Deux remarques enfin pour conclure. La première est que le Traité réformateur insiste constamment à travers ses 250 pages sur la protection des compétences nationales. Il est de ce point de vue en ligne avec les opinions publiques dans les anciens comme dans les nouveaux Etats membres. " L'Etat nation obstiné ", comme l'appelait le politologue franco-américain Stanley Hoffmann après la Crise de la Chaise Vide de 1966, semble ainsi avoir gagné. Il n'est pas certain cependant que cette victoire sera le meilleur moyen d'affronter les défis d'un monde global dans lequel chaque Etat membre de l'Union (y compris l'Allemagne, la France et le Royaume Uni) apparaît bien petit. La deuxième remarque est qu'il sera à l'avenir de plus en plus difficile de réformer les traités, car il faudra trouver des éléments de contenu politique (quelle politique au-delà de la fameuse lutte contre le changement climatique peut faire consensus ?) et passer le cap de ratifications nationales de plus en plus difficiles.

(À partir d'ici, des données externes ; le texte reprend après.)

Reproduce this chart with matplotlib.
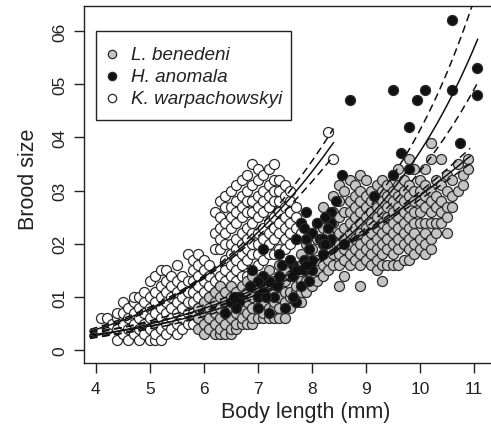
import numpy as np
import matplotlib
matplotlib.use("Agg")
import matplotlib.pyplot as plt
from matplotlib.patches import Rectangle
from matplotlib.lines import Line2D

plt.rcParams['font.family'] = ['Liberation Sans', 'DejaVu Sans']

# Brood size by body length (mm), grouped by length
kw_cols = {  # K. warpachowskyi
    4.1: [6], 4.2: [4, 6], 4.3: [5], 4.4: [2, 4, 6, 7], 4.5: [3, 5, 7, 9],
    4.6: [2, 4, 6, 8], 4.7: [3, 5, 7, 9, 10], 4.8: [2, 4, 6, 8, 10],
    4.9: [3, 5, 7, 9, 11], 5.0: [2, 4, 6, 8, 10, 13], 5.1: [2, 3, 5, 7, 9, 11, 14],
    5.2: [2, 4, 6, 8, 10, 12, 15], 5.3: [3, 5, 7, 9, 11, 13, 15],
    5.4: [4, 6, 8, 10, 12, 14], 5.5: [3, 5, 7, 9, 11, 13, 16],
    5.6: [4, 6, 8, 10, 12, 14], 5.7: [5, 7, 9, 11, 13, 18],
    5.8: [5, 7, 9, 11, 13, 15, 17], 5.9: [6, 8, 10, 12, 14, 16, 18],
    6.0: [7, 9, 11, 13, 15, 17], 6.1: [8, 10, 12, 14, 16],
    6.2: [9, 11, 13, 19, 22, 26], 6.3: [10, 12, 14, 19, 21, 23, 25, 28],
    6.4: [11, 13, 15, 17, 20, 22, 24, 27, 29], 6.5: [12, 14, 16, 18, 20, 23, 25, 27, 30],
    6.6: [13, 15, 17, 19, 21, 24, 26, 28, 31], 6.7: [14, 16, 18, 20, 22, 25, 27, 29, 32],
    6.8: [14, 17, 19, 21, 23, 26, 28, 30, 33], 6.9: [15, 18, 20, 22, 24, 26, 28, 31, 35],
    7.0: [16, 18, 20, 22, 25, 27, 29, 32, 34], 7.1: [17, 19, 21, 23, 26, 28, 30, 33],
    7.2: [18, 20, 22, 24, 27, 29, 31, 34], 7.3: [18, 21, 23, 25, 28, 30, 32, 35],
    7.4: [19, 22, 24, 26, 28, 30, 32], 7.5: [19, 21, 23, 25, 27, 29, 31],
    7.6: [20, 22, 24, 26, 28, 30], 7.7: [21, 23, 25, 27], 7.8: [22, 24],
    8.3: [41], 8.4: [36],
}

lb_cols = {  # L. benedeni
    5.9: [4, 6, 8], 6.0: [3, 5, 7, 9], 6.1: [4, 6, 8, 10], 6.2: [3, 5, 7, 9, 11],
    6.3: [3, 4, 6, 8, 10, 12], 6.4: [3, 5, 7, 9, 11], 6.5: [3, 4, 6, 8, 10, 12],
    6.6: [4, 5, 7, 9, 11], 6.7: [5, 6, 8, 10, 12], 6.8: [5, 7, 9, 11, 13],
    6.9: [5, 6, 8, 10, 12, 14], 7.0: [6, 8, 10, 13], 7.1: [6, 7, 9, 11, 14],
    7.2: [6, 8, 10, 12, 15], 7.3: [6, 8, 9, 11, 13], 7.4: [6, 8, 10, 12, 14, 16],
    7.5: [6, 9, 11, 13, 15], 7.6: [8, 10, 11, 14, 17], 7.7: [9, 11, 12, 15],
    7.8: [9, 11, 13, 16, 18], 7.9: [11, 13, 15, 17, 20], 8.0: [12, 14, 16, 19, 22],
    8.1: [13, 15, 17, 21, 24], 8.2: [14, 16, 18, 20, 23, 27], 8.3: [15, 17, 19, 22, 25],
    8.4: [16, 18, 21, 24, 26, 29], 8.5: [12, 16, 18, 20, 22, 25, 28, 31],
    8.6: [14, 17, 19, 21, 23, 26, 30], 8.7: [16, 18, 20, 22, 24, 26, 28, 32],
    8.8: [17, 19, 21, 23, 25, 27, 29, 31], 8.9: [12, 16, 18, 20, 22, 24, 26, 28, 30, 33],
    9.0: [17, 19, 21, 23, 25, 27, 29, 32], 9.1: [16, 18, 20, 22, 24, 26, 28, 30],
    9.2: [15, 17, 19, 21, 23, 25, 27, 29, 31], 9.3: [13, 16, 18, 20, 22, 24, 26, 28, 30, 32],
    9.4: [16, 19, 21, 23, 25, 27, 29, 31], 9.5: [16, 18, 20, 22, 24, 26, 28, 30, 33],
    9.6: [16, 19, 21, 23, 25, 27, 29, 31, 34], 9.7: [17, 20, 22, 24, 26, 28, 30, 32],
    9.8: [17, 19, 21, 23, 25, 27, 29, 31, 36], 9.9: [18, 20, 22, 24, 26, 28, 30, 34],
    10.0: [19, 21, 24, 26, 28, 30, 32], 10.1: [18, 20, 22, 24, 27, 29, 31, 34],
    10.2: [19, 21, 24, 26, 28, 30, 36, 39], 10.3: [22, 24, 27, 29, 32],
    10.4: [24, 26, 28, 31, 36], 10.5: [22, 25, 27, 30, 33], 10.6: [27, 29, 32],
    10.7: [30, 35], 10.8: [31, 33], 10.9: [34, 36],
}

# H. anomala
ha_length = [10.6, 11.05, 9.5, 10.1, 10.6, 9.95, 11.05, 9.8, 9.65, 10.75, 9.8, 9.5,
             8.7, 9.15, 8.55, 8.45, 8.35, 8.35, 8.6, 8.35, 8.25, 7.9, 8.1, 7.8, 8.0,
             8.15, 7.9, 8.3, 8.2, 7.85, 7.7, 7.95, 8.2, 8.2, 8.0, 7.85, 7.65, 7.85, 8.0,
             7.65, 7.4, 7.2, 7.05, 7.1, 7.35, 7.8, 7.7, 8.25, 7.9, 7.95, 7.45, 7.6, 7.7,
             6.9, 7.1, 7.0, 6.85, 7.1, 7.3, 7.0, 6.65, 7.15, 7.65, 6.5, 6.55, 7.1, 7.4,
             6.65, 6.4, 6.6, 7.0, 7.2, 7.5]
ha_brood = [62, 53, 49, 49, 49, 47, 48, 42, 37, 39, 34, 33,
            47, 29, 33, 28, 26, 24, 20, 21, 25, 26, 24, 24, 22,
            21, 21, 23, 21, 23, 21, 19, 20, 18, 17, 17, 16, 15, 15,
            14, 14, 13, 13, 11, 12, 12, 9, 20, 16, 13, 16, 17, 15,
            15, 14, 13, 12, 11, 10, 10, 10, 10, 10, 9, 10, 19, 18,
            9, 7, 8, 8, 7, 8]

species = ["L. benedeni", "H. anomala", "K. warpachowskyi"]
fills = {"L. benedeni": "#c4c4c4", "H. anomala": "#111111", "K. warpachowskyi": "white"}

# Fitted curves: power law for K. warpachowskyi and L. benedeni,
# exponential for H. anomala; confidence bands as log-scale half-widths
fit_kind = {"K. warpachowskyi": "power", "L. benedeni": "power", "H. anomala": "exp"}
fit_a = {"K. warpachowskyi": 0.0532, "L. benedeni": 0.080, "H. anomala": 0.559}
fit_b = {"K. warpachowskyi": 3.1, "L. benedeni": 2.56, "H. anomala": 0.42}
fit_range = {"K. warpachowskyi": (3.89, 8.4), "L. benedeni": (3.89, 10.93),
             "H. anomala": (3.89, 11.07)}
ci_c = {"K. warpachowskyi": 0.187, "L. benedeni": 0.19, "H. anomala": 0.045}
ci_d0 = {"K. warpachowskyi": 0.107, "L. benedeni": 0.079, "H. anomala": 0.67}
ci_centre = {"K. warpachowskyi": 6.0, "L. benedeni": 9.0, "H. anomala": 7.8}


def flatten(cols):
    xs, ys = [], []
    for length, broods in cols.items():
        xs += [length] * len(broods)
        ys += broods
    return np.array(xs), np.array(ys)


W, H = 491, 431
fig = plt.figure(figsize=(W / 100, H / 100), dpi=100)
# plotting region runs past the right edge of the canvas
ax = fig.add_axes([84 / W, 67 / H, 446 / W, 357 / H])

edge = "#2a2a2a"
ms = 52
x, y = flatten(kw_cols)
ax.scatter(x, y, s=ms, facecolor=fills["K. warpachowskyi"], edgecolor=edge,
           linewidth=0.9, zorder=2)
x, y = flatten(lb_cols)
ax.scatter(x, y, s=ms, facecolor=fills["L. benedeni"], edgecolor=edge,
           linewidth=0.9, zorder=3)
ax.scatter(ha_length, ha_brood, s=ms, facecolor=fills["H. anomala"], edgecolor=edge,
           linewidth=0.9, zorder=4)

for sp in ["K. warpachowskyi", "L. benedeni", "H. anomala"]:
    L = np.linspace(*fit_range[sp], 200)
    if fit_kind[sp] == "power":
        B = fit_a[sp] * L ** fit_b[sp]
        dist = np.log(L) - np.log(ci_centre[sp])
    else:
        B = fit_a[sp] * np.exp(fit_b[sp] * L)
        dist = L - ci_centre[sp]
    w = ci_c[sp] * np.sqrt(ci_d0[sp] ** 2 + dist ** 2)
    ax.plot(L, B, color="#111111", lw=1.1, zorder=5)
    for sign in (1, -1):
        ln, = ax.plot(L, B * np.exp(sign * w), color="#111111", lw=1.1, zorder=5)
        ln.set_dashes((5, 3))

ax.set_xlim(3.78, 12.04)
ax.set_ylim(-2.4, 64.7)
ax.set_xticks(range(4, 12))
ax.set_yticks(range(0, 61, 10))
ax.set_yticklabels(["0", "01", "02", "03", "04", "05", "06"], rotation=90, va="center")
ax.tick_params(axis="both", direction="out", length=7, width=1, labelsize=12.5,
               colors="#222222")
ax.tick_params(axis="x", pad=6)
ax.tick_params(axis="y", pad=5)
for s in ax.spines.values():
    s.set_linewidth(1)
    s.set_color("#222222")

ax.set_xlabel("Body length (mm)", fontsize=15.5, color="#222222")
ax.xaxis.set_label_coords((306 - 84) / 446, -(413 - 364) / 357)
ax.set_ylabel("Brood size", fontsize=15.5, color="#222222")
ax.yaxis.set_label_coords(-(84 - 29) / 446, (364 - 179) / 357)
ax.xaxis.label.set_va("center")
ax.yaxis.label.set_va("center")


# legend box drawn in pixel coordinates of the canvas
def px(xp, yp):
    return xp / W, 1 - yp / H


x0, y0 = px(96, 121)
fig.patches.append(Rectangle((x0, y0), (291 - 96) / W, (121 - 32) / H,
                             transform=fig.transFigure, facecolor="white",
                             edgecolor="#222222", linewidth=1, zorder=10))
for i, sp in enumerate(species):
    yrow = 55 + 22 * i
    fig.add_artist(Line2D([112 / W], [1 - yrow / H], ls="", marker="o", markersize=6,
                          markerfacecolor=fills[sp], markeredgecolor=edge,
                          markeredgewidth=0.9, transform=fig.transFigure, zorder=11))
    fig.text(131 / W, 1 - yrow / H, sp, fontsize=13.6, style="italic", color="#222222",
             va="center", ha="left", zorder=11)

fig.savefig("out.png", dpi=100)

La procédure de ratification simplifiée, prévue par le Traité Réformateur pour la seule réforme des politiques communautaires, n'a pas remplacé la procédure ordinaire avec ses ratifications nationales qui n'empêchera jamais un Etat membre ou deux de faire échouer l'ensemble d'un processus de réforme, comme cela fut le cas pour le Traité constitutionnel.